Certainly, Olis deserves stiff sentencing as the U.S. legal system has a history of punishing white-collar fraud and embezzlement that destroys millions and sometimes billions of dollars of capital (remember the 1994 collapse of $1.6 billion of Orange County, California municipal bonds?) with a slap on the wrist while imprisoning someone that steals several thousand dollars from a bank using a fake gun to five years or more of hard time. But also to claim that 100% efficient markets that incorporated this fraudulent data directly created $100 million of market cap loss is just not realistic.
So many factors influence a stock’s share price besides cash flow, profits, P/E ratios and so forth, such as the general stupidity and greed of people. Furthermore, how many times have you read unexpected (meaning the market wasn’t anticipating and therefore couldn’t have already incorporated this news in the share price), tremendous news about a company’s outperformance but witnessed the share price of that company trade sideways or even drop for weeks because the news release happened to be during a market that was trending downwards?

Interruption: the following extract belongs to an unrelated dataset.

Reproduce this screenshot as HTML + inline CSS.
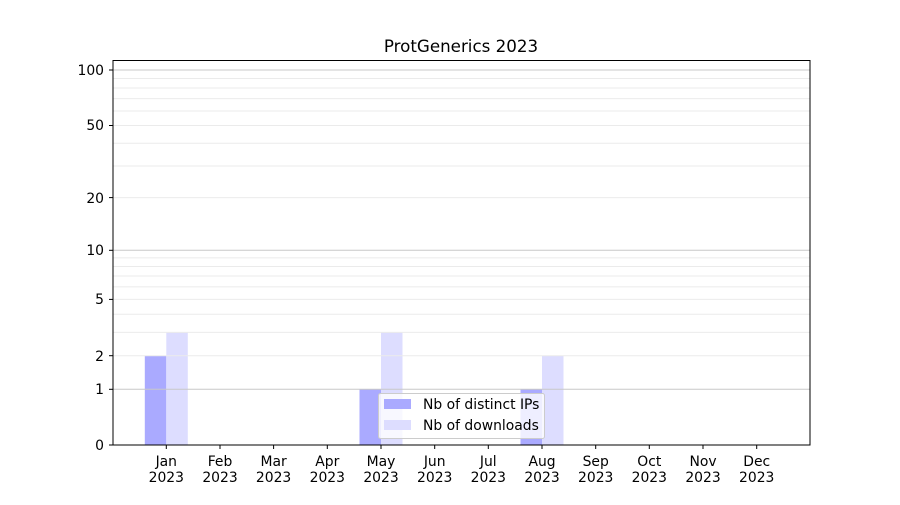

Markets act irrationally in the short-term because people act irrationally. People make decisions based upon terrible sensationalistic financial headlines that goad them into bad investment choices. Furthermore, institutional purchases of some of the largest global investment houses such as Merrill Lynch and Goldman Sachs are sometimes so large that they have been proven to be able to significantly push a share’s price higher and vice versa. Undoubtedly the largest of these global investment firms take advantage of their ability to move markets to make millions of dollars. Should the individuals at these firms be imprisoned too for adversely affecting individual investors at times? Furthermore, fraud is often defined in legal terms as an “intentional” act. Having worked at some of the largest global investment firms for many years, I know that there is 0% chance that the firms don’t intentionally sell deceptive investment strategies such as the Modern Portfolio Theory of diversification to customers in order to gather their assets. So should the executives at these firms be imprisoned as well?
Sadly, fraud is just part of Capitalism. Where there is a Pound, Dollar, Yen, Ruble, or Euro, or Real to be made, many companies will collude to defraud the customer. You may say this is a cynical point of view, but this is merely reality today.
Deception is also a key strategy to success in martial arts. Drawing your opponent’s attention away in an intentional manner often opens up his guard to allow a successful offensive maneuver. This brings me to a random but related musing. Today as I watched a Brinks armored car drive down the street, I thought to myself, “Does anyone else besides me think that that Brinks needs to re-think their strategy of overtly labeling their vehicles?
When the President of the U.S. rides in a convoy of eight vehicles, his vehicle is not labeled “PRESIDENT” to make it easy to identify the vehicle in which he is riding. So why does Brinks label all of their trucks with huge “BRINKS” logos to allow every potential thief that the vehicle contains valuables? Why not just use plain, unmarked vehicles with the same amount of security measures? Doesn’t this make more sense? Sure you give up the free advertising, but you probably improve the security of your vehicles. In most cases, deception undertaken by corporations is unethical and immoral. But in this case, this is one company where more deception makes sense.